On a day when the Government of India informed the Supreme Court quite generously that it would take a mere 3 months more to decide on collegium recommendations which have been pending for over 6 months, it was the words of the Chief Justice of India that has quickly become a news story of its own.
As a women’s lawyers’ group sought to intervene in the ongoing litigation concerning judicial appointments (or the lack thereof), Chief Justice Bobde has been quoted as saying:
“Chief Justices of high courts have stated that many women advocates, when invited to come as judges, declined the offer citing domestic responsibilities about children studying in Class 12 etc.”
This remark, coming as it does from the high judicial pulpit reveals once more the sordid patriarchy that exists in our profession.
It appears that quite a few high court Chief Justices have faced the same peculiar dilemma – that the women lawyers they invite to be judges fight shy because of the demands of the hearth.
This seems decidedly odd, because in my own modest career (dwarfed by those of these eminences heading Collegia) I have encountered not one or two, but literally hundreds of extremely capable colleagues who have discharged the diurnal demands of the profession while also balancing their roles as mother, wife, homemaker, daughter, nurse and God knows much more.
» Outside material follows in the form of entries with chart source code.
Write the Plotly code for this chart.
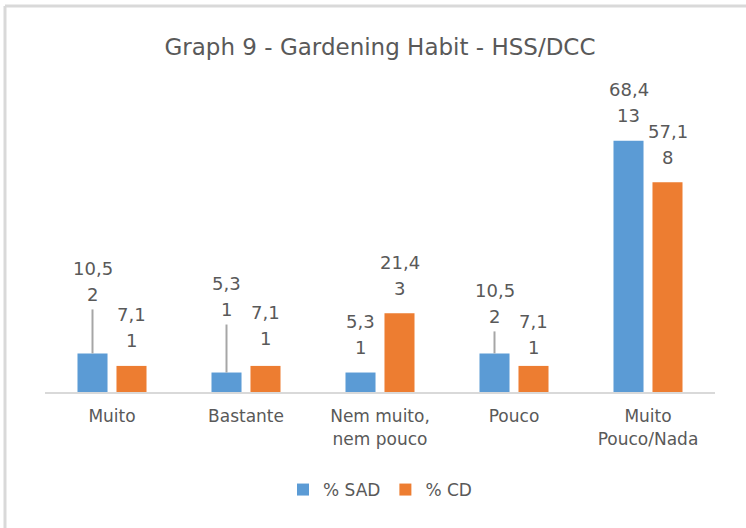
import plotly.graph_objects as go

categories = ["Muito", "Bastante", "Nem muito,<br>nem pouco", "Pouco", "Muito<br>Pouco/Nada"]
sad_pct = [10.5, 5.3, 5.3, 10.5, 68.4]
sad_n = [2, 1, 1, 2, 13]
cd_pct = [7.1, 7.1, 21.4, 7.1, 57.1]
cd_n = [1, 1, 3, 1, 8]
series_names = ["% SAD", "% CD"]
title_text = "Graph 9 - Gardening Habit - HSS/DCC"

# style: extra label lift in px (labels moved by hand in original, with leader lines)
sad_lift = [34, 38, 0, 12, 0]
cd_lift = [0, 2, 0, -7, 0]

BLUE = "#5B9BD5"
ORANGE = "#ED7D31"
TXT = "#595959"
FONT = "DejaVu Sans"

W, H = 746, 528
ML, MR, MT, MB = 45, 31, 98, 136
BARGAP, GROUPGAP = 0.418, 0.23
slot = (1 - BARGAP) / 2
offs = [-slot / 2, slot / 2]

fig = go.Figure()
fig.add_trace(go.Bar(x=categories, y=sad_pct, name=series_names[0], marker_color=BLUE,
                     marker_line_width=0, hoverinfo="skip"))
fig.add_trace(go.Bar(x=categories, y=cd_pct, name=series_names[1], marker_color=ORANGE,
                     marker_line_width=0, hoverinfo="skip"))

def fmt(v):
    return f"{v:.1f}".replace(".", ",")

for s, (pcts, ns, lifts) in enumerate([(sad_pct, sad_n, sad_lift), (cd_pct, cd_n, cd_lift)]):
    for i, (p, n, lift) in enumerate(zip(pcts, ns, lifts)):
        xpos = i + offs[s]
        fig.add_annotation(x=xpos, y=p, xref="x", yref="y", text=str(n), showarrow=False,
                           yanchor="middle", yshift=25 + lift,
                           font=dict(family=FONT, size=18, color=TXT))
        fig.add_annotation(x=xpos, y=p, xref="x", yref="y", text=fmt(p), showarrow=False,
                           yanchor="middle", yshift=51 + lift,
                           font=dict(family=FONT, size=18, color=TXT))
        if lift > 5:
            fig.add_shape(type="line", xref="x", yref="y", ysizemode="pixel", yanchor=p,
                          x0=xpos, x1=xpos, y0=0, y1=lift + 10,
                          line=dict(color="#A6A6A6", width=2))

# outer frame lines (top, left)
pw, ph = W - ML - MR, H - MT - MB
def px2x(px):
    return (px - ML) / pw
def py2y(py):
    return (H - MB - py) / ph
fig.add_shape(type="line", xref="paper", yref="paper", x0=px2x(5), x1=px2x(760),
              y0=py2y(6), y1=py2y(6), line=dict(color="#D9D9D9", width=3))
fig.add_shape(type="line", xref="paper", yref="paper", x0=px2x(5), x1=px2x(5),
              y0=py2y(6), y1=py2y(540), line=dict(color="#D9D9D9", width=3))

fig.update_layout(
    width=W, height=H,
    margin=dict(l=ML, r=MR, t=MT, b=MB),
    paper_bgcolor="white", plot_bgcolor="white",
    barmode="group", bargap=BARGAP, bargroupgap=GROUPGAP,
    title=dict(text=title_text, x=0.5, xref="paper", y=1 - 47 / H, yref="container",
               xanchor="center", yanchor="middle",
               font=dict(family=FONT, size=23, color=TXT)),
    xaxis=dict(showline=True, linecolor="#D9D9D9", linewidth=2, ticks="", showgrid=False,
               tickfont=dict(family=FONT, size=17, color=TXT), ticklabelstandoff=8),
    yaxis=dict(range=[0, 80], visible=False, showgrid=False, zeroline=False),
    legend=dict(orientation="h", x=0.5, xanchor="center", xref="paper",
                y=1 - 490 / H, yref="container", yanchor="middle",
                font=dict(family=FONT, size=17, color=TXT), itemwidth=30,
                traceorder="normal"),
    showlegend=True,
)

fig.write_html("out.html", config={"displayModeBar": False},
               post_script="document.body.style.margin='0px';")
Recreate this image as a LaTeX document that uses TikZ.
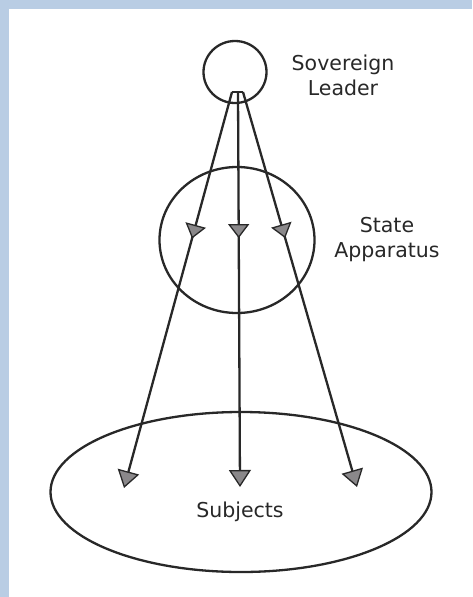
\documentclass[tikz,border=0pt]{standalone}
\usepackage{fontspec}
\setmainfont{DejaVu Sans}
\usetikzlibrary{arrows.meta,decorations.markings,shapes.geometric}
\definecolor{frameblue}{RGB}{185,205,228}
\definecolor{ink}{RGB}{40,40,40}
\definecolor{headfill}{RGB}{138,136,138}
\begin{document}
\begin{tikzpicture}[x=1pt,y=-1pt,
  ring/.style={draw=ink,line width=2.3pt,ellipse,inner sep=0pt},
  lbl/.style={font=\fontsize{20.5}{25}\selectfont,text=ink,align=center},
  ray/.style={draw=ink,line width=2.3pt,-{Triangle[width=22pt,length=17pt,fill=headfill,line width=1.3pt]},
    postaction={decorate},
    decoration={markings,mark=at position #1 with {\arrow{Triangle[width=21pt,length=14pt,fill=headfill,line width=1.3pt]}}}}
]
\useasboundingbox (0,0) rectangle (472,597);
\fill[frameblue] (0,0) rectangle (472,597);
\fill[white] (9,9) rectangle (472,597);

\node[ring,minimum width=63pt,minimum height=62pt] (leader) at (235,72) {};
\node[ring,minimum width=155pt,minimum height=146pt] (state) at (237,240) {};
\node[ring,minimum width=381pt,minimum height=160pt] (subjects) at (241,492) {};

\node[lbl] (leaderlbl) at (343,75) {Sovereign\\Leader};
\node[lbl] (statelbl) at (387,240) {State\\Apparatus};
\node[lbl,anchor=base] (subjlbl) at (240,517) {Subjects};

\coordinate (s1) at (232,92);
\coordinate (s2) at (238,92);
\coordinate (s3) at (243,92);
\coordinate (e1) at (124,488);
\coordinate (e2) at (240,487);
\coordinate (e3) at (357,487);

\draw[draw=ink,line width=2.3pt] (s1) -- (s3);
\draw[ray=0.37] (s1) -- (e1);
\draw[ray=0.37] (s2) -- (e2);
\draw[ray=0.37] (s3) -- (e3);
\end{tikzpicture}
\end{document}
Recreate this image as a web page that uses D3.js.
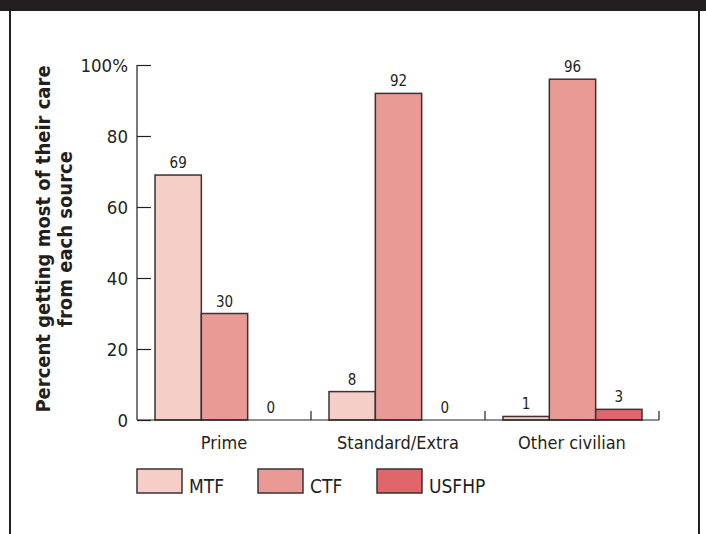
<!DOCTYPE html>
<html><head><meta charset="utf-8">
<script src="https://cdn.jsdelivr.net/npm/d3@7"></script>
<style>body{margin:0;background:#fff}svg{display:block}text{font-family:"DejaVu Sans Condensed","Open Sans",sans-serif;fill:#231f20}</style>
</head><body><svg id="c" width="706" height="534"></svg>
<script>
const categories = ["Prime", "Standard/Extra", "Other civilian"];
const seriesNames = ["MTF", "CTF", "USFHP"];
const MTF = [69, 8, 1];
const CTF = [30, 92, 96];
const USFHP = [0, 0, 3];
const yTicks = [0, 20, 40, 60, 80, 100];
const colors = ["#f6cec8", "#e99a95", "#e0666c"];
const values = [MTF, CTF, USFHP];

const svg = d3.select("#c");
// frame
svg.append("rect").attr("x",0).attr("y",0).attr("width",706).attr("height",11).attr("fill","#231f20");
svg.append("line").attr("x1",10).attr("x2",10).attr("y1",0).attr("y2",534).attr("stroke","#231f20").attr("stroke-width",2);
svg.append("line").attr("x1",699).attr("x2",699).attr("y1",0).attr("y2",534).attr("stroke","#231f20").attr("stroke-width",2);

const x0 = d3.scaleBand().domain(categories).range([137, 659]).padding(0);
const x1 = d3.scaleBand().domain(seriesNames).range([18, x0.bandwidth()-17]).padding(0);
const y = d3.scaleLinear().domain([0,100]).range([420, 65]);

// y axis
const ya = svg.append("g").attr("transform","translate(137,0)")
  .call(d3.axisRight(y).tickValues(yTicks).tickSize(14).tickFormat(d=> d===100? "100%": d));
ya.attr("font-family",null);
ya.select(".domain").attr("stroke","#231f20").attr("stroke-width",1.2).attr("d","M0,65V420");
ya.selectAll(".tick line").attr("stroke","#231f20").attr("stroke-width",1.2);
ya.selectAll(".tick text").attr("x",-9).attr("dy","0.36em").attr("text-anchor","end").attr("font-size",18.5)
  .attr("fill","#231f20");

// bars
const g = svg.append("g");
categories.forEach((c,i)=>{
  seriesNames.forEach((s,j)=>{
    const v = values[j][i];
    const bx = x0(c)+x1(s);
    g.append("rect").attr("x",bx).attr("y",y(v)).attr("width",x1.bandwidth()).attr("height",y(0)-y(v))
      .attr("fill",colors[j]).attr("stroke","#3a3233").attr("stroke-width",1.5);
    g.append("text").attr("x",bx+x1.bandwidth()/2).attr("y",y(v)-7).attr("text-anchor","middle")
      .attr("font-size",15).text(v);
  });
});

// x axis
const xa = svg.append("g").attr("transform","translate(0,420)");
xa.append("line").attr("x1",137).attr("x2",659).attr("stroke","#231f20").attr("stroke-width",1.2);
categories.forEach(c=>{
  const xe = x0(c)+x0.bandwidth();
  xa.append("line").attr("x1",xe).attr("x2",xe).attr("y1",0).attr("y2",-9).attr("stroke","#231f20").attr("stroke-width",1.2);
  xa.append("text").attr("x",x0(c)+x0.bandwidth()/2).attr("y",29).attr("text-anchor","middle").attr("font-size",18).text(c);
});

// y label
const yl = svg.append("text").attr("transform","translate(0,239) rotate(-90)").attr("text-anchor","middle")
  .attr("font-size",20).attr("font-weight","bold");
yl.append("tspan").attr("x",0).attr("y",50).text("Percent getting most of their care");
yl.append("tspan").attr("x",0).attr("y",72).text("from each source");

// legend
const lx = [137, 258, 377];
seriesNames.forEach((s,j)=>{
  svg.append("rect").attr("x",lx[j]).attr("y",469).attr("width",45).attr("height",24)
    .attr("fill",colors[j]).attr("stroke","#3a3233").attr("stroke-width",1.5);
  svg.append("text").attr("x",lx[j]+52).attr("y",493).attr("font-size",19).text(s);
});
</script></body></html>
While the ladies’ bar rooms across our courts may find shared stories about domestic pressure, I have yet to come across a single case where a woman lawyer has sought an accommodation because of it.
Yet, this became an obstacle to judicial office? Of course, one never hears a similar question about a male candidate for office. Are they any less concerned with the welfare of their children, or do we just accept in the 21st century that this is still a woman’s job?
In recent months we have had three women judges of the Supreme Court (at the same time) and multiple lady ASGs of the Government of India, giving us an impression that some progress is being made. But hark, we just need glance at the Bombay high court which designated 22 senior advocates in February 2020. How many women? Zero.
In the previous round in 2015, there had been only one woman designated.
Similarly, in the Delhi high court designations that were announced last month, it was evident that women would be designated only after passing a certain age, a restriction absent with their male counterparts. Though it is thought to be ungentlemanly, it would be worth asking these high court Chief Justices the age of the women candidates who were offered judgeship. While we find men in their early to mid-40s being made the offer (this includes most of the present incumbents of the Supreme Court), it is quite rare to find the scales balanced with the fairer sex.
Understandably then, a self-respecting women advocate would decline an offer that came late in the day, and rather than offend the one who invited, merely claim familial constraints.
I am reminded of an event in June 2010 when two extremely capable women lawyers – Meenakshi Arora and Maninder Acharya – had their names sent back by the Supreme Court’s collegium, ostensibly because it came towards the end of the tenure of the recommending Chief Justice of the Delhi high court. Such a piffling reason ought never to have been an obstacle when the merit of the candidates was more than obvious.
Yet, this is a mere sample of the many instances when the collegia of the Supreme Court and the high courts have acted in a completely random and arbitrary manner. The consequence is that ladies like Ms. Arora and Ms. Acharya continue to conduct themselves with great dignity and success as senior advocates of our courts, but our justice system is left decidedly poorer.
Let us also not forget that even if, by some miracle, a woman’s name were to make it from the collegium of the high court, via that of the Supreme Court and to the portals of the Ministry of Law, chauvinism can still ensure a dodgy IB report. This, only if there is a reason to respond to the Supreme Court at all. Events of the last few years have taught us that the government can continue to sit on proposals for as long as they wish, and the Supreme Court will still give long rope while our justice system is literally collapsing.
As advocates, we see judges in high courts and trial courts actually sitting well into the night to finish their allotted work, simply because of the call of duty. They deserve to have their numbers fortified, and in this, they wait quietly and uncomplainingly for the Supreme Court to assert itself. If the offender were a private party, one can be reasonably confident that we would find a tougher approach from the court.
In such a climate, with irrelevant considerations, inconsistent recommendations and a lack of definiteness in the process itself, would one blame a woman advocate if she declined the offer of judgeship?
And ought we to so readily accept the high court Chief Justices’ glib excuse of domestic demands?
The onus is squarely on the Supreme Court and high court collegia to renew their efforts in this direction – there is no doubt that there are candidates who are capable and eager. The same parameters that are used for men have to be applied for women as well. It is essential that this is done at the earliest, for the very existence of our institutions depends on the example they set, regardless of gender or persuasion.
Gopal Sankaranarayanan is a senior advocate, Supreme Court of India. Views are personal.